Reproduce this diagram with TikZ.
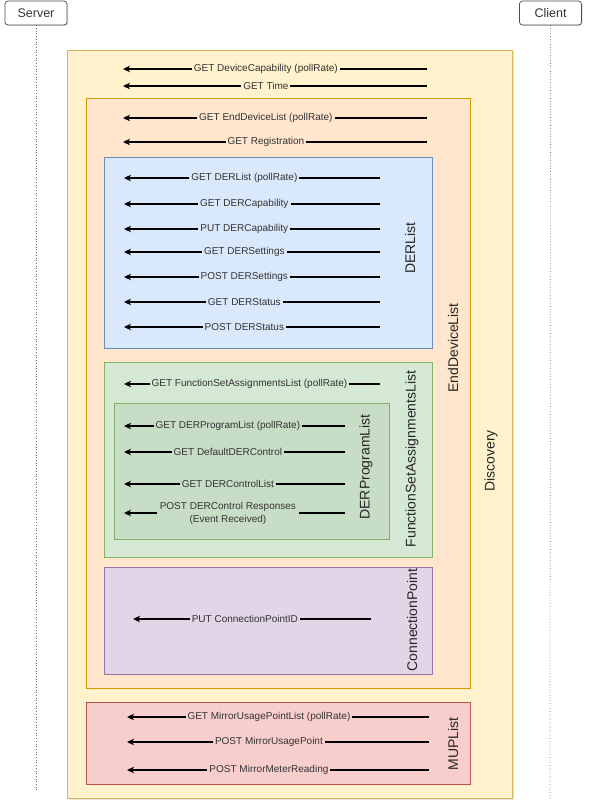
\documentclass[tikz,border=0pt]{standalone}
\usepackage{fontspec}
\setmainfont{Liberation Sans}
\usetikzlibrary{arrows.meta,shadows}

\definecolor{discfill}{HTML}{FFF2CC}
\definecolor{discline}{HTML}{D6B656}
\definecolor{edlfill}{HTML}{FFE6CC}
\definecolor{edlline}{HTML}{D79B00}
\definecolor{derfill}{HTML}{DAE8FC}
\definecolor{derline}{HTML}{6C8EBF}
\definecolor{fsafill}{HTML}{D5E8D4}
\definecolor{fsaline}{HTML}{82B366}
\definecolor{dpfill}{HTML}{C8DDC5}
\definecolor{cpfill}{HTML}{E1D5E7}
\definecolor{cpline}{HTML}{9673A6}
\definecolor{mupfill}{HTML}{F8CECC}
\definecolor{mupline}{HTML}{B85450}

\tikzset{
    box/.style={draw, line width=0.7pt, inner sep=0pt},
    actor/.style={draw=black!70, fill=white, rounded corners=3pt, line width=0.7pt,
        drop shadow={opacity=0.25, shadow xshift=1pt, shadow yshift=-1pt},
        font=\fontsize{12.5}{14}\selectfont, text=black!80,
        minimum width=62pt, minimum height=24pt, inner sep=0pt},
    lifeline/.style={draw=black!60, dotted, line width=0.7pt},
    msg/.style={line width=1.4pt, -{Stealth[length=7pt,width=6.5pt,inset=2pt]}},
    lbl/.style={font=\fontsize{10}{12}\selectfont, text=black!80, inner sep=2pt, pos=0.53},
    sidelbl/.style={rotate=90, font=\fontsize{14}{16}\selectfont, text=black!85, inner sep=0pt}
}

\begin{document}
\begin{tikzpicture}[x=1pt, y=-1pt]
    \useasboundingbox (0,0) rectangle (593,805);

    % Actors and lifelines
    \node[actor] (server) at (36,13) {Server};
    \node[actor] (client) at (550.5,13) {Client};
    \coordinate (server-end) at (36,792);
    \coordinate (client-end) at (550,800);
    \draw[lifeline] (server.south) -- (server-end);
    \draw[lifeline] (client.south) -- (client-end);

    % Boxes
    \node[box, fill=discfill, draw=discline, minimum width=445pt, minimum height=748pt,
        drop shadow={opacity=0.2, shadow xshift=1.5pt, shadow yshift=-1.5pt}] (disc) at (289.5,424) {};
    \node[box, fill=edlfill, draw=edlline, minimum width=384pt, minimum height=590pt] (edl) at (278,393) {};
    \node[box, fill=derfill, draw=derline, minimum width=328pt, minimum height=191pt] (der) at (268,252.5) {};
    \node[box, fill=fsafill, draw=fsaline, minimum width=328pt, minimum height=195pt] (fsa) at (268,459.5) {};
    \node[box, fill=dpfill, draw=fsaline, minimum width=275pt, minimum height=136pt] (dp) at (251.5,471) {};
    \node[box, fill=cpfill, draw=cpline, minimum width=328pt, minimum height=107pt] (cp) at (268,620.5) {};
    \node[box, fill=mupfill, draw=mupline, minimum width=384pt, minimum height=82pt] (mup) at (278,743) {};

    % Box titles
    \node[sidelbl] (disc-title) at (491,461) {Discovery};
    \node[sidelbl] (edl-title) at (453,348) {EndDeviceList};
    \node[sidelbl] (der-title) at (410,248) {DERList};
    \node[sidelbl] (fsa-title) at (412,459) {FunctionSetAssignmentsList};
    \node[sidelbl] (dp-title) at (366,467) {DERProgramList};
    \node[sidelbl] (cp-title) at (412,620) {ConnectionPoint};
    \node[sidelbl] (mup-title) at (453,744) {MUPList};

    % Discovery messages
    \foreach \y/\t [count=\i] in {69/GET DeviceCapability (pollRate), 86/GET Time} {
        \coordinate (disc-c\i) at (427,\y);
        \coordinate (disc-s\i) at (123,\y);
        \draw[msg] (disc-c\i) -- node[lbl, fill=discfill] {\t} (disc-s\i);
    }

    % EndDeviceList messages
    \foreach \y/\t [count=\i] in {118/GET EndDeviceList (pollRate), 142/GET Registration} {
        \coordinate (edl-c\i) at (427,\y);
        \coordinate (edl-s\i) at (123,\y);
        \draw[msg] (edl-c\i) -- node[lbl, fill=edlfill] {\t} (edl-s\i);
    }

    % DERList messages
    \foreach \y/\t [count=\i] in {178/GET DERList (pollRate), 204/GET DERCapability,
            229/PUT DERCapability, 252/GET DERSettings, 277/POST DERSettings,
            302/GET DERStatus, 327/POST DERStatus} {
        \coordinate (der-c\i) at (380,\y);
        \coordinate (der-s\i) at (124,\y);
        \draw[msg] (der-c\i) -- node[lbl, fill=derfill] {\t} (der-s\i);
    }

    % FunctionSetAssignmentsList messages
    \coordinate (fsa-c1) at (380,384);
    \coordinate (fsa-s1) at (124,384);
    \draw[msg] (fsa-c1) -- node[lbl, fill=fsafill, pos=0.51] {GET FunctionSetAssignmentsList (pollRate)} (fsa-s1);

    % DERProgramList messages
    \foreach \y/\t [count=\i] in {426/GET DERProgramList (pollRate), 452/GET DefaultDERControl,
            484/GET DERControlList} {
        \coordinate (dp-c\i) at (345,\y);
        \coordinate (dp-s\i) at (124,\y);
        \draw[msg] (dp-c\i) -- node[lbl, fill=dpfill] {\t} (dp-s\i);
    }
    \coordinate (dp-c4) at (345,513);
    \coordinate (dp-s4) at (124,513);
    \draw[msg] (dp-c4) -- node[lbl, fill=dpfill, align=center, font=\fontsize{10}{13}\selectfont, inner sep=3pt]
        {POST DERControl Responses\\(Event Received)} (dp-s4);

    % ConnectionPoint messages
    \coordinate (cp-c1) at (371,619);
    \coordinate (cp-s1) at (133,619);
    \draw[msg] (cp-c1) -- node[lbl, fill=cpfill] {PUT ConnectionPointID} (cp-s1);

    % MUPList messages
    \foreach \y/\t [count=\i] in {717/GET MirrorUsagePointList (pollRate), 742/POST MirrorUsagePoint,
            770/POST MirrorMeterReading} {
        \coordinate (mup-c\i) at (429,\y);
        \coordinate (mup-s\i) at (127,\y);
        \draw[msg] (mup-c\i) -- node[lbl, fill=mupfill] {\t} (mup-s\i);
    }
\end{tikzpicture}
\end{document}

Exercise instructions - Write down every line from the opening of the listing to the line with "(0,0) rectangle (593,805);", both included, and nothing else; the pictures are omitted.

Correct answer -
Reproduce this diagram with TikZ.
\documentclass[tikz,border=0pt]{standalone}
\usepackage{fontspec}
\setmainfont{Liberation Sans}
\usetikzlibrary{arrows.meta,shadows}

\definecolor{discfill}{HTML}{FFF2CC}
\definecolor{discline}{HTML}{D6B656}
\definecolor{edlfill}{HTML}{FFE6CC}
\definecolor{edlline}{HTML}{D79B00}
\definecolor{derfill}{HTML}{DAE8FC}
\definecolor{derline}{HTML}{6C8EBF}
\definecolor{fsafill}{HTML}{D5E8D4}
\definecolor{fsaline}{HTML}{82B366}
\definecolor{dpfill}{HTML}{C8DDC5}
\definecolor{cpfill}{HTML}{E1D5E7}
\definecolor{cpline}{HTML}{9673A6}
\definecolor{mupfill}{HTML}{F8CECC}
\definecolor{mupline}{HTML}{B85450}

\tikzset{
    box/.style={draw, line width=0.7pt, inner sep=0pt},
    actor/.style={draw=black!70, fill=white, rounded corners=3pt, line width=0.7pt,
        drop shadow={opacity=0.25, shadow xshift=1pt, shadow yshift=-1pt},
        font=\fontsize{12.5}{14}\selectfont, text=black!80,
        minimum width=62pt, minimum height=24pt, inner sep=0pt},
    lifeline/.style={draw=black!60, dotted, line width=0.7pt},
    msg/.style={line width=1.4pt, -{Stealth[length=7pt,width=6.5pt,inset=2pt]}},
    lbl/.style={font=\fontsize{10}{12}\selectfont, text=black!80, inner sep=2pt, pos=0.53},
    sidelbl/.style={rotate=90, font=\fontsize{14}{16}\selectfont, text=black!85, inner sep=0pt}
}

\begin{document}
\begin{tikzpicture}[x=1pt, y=-1pt]
    \useasboundingbox (0,0) rectangle (593,805);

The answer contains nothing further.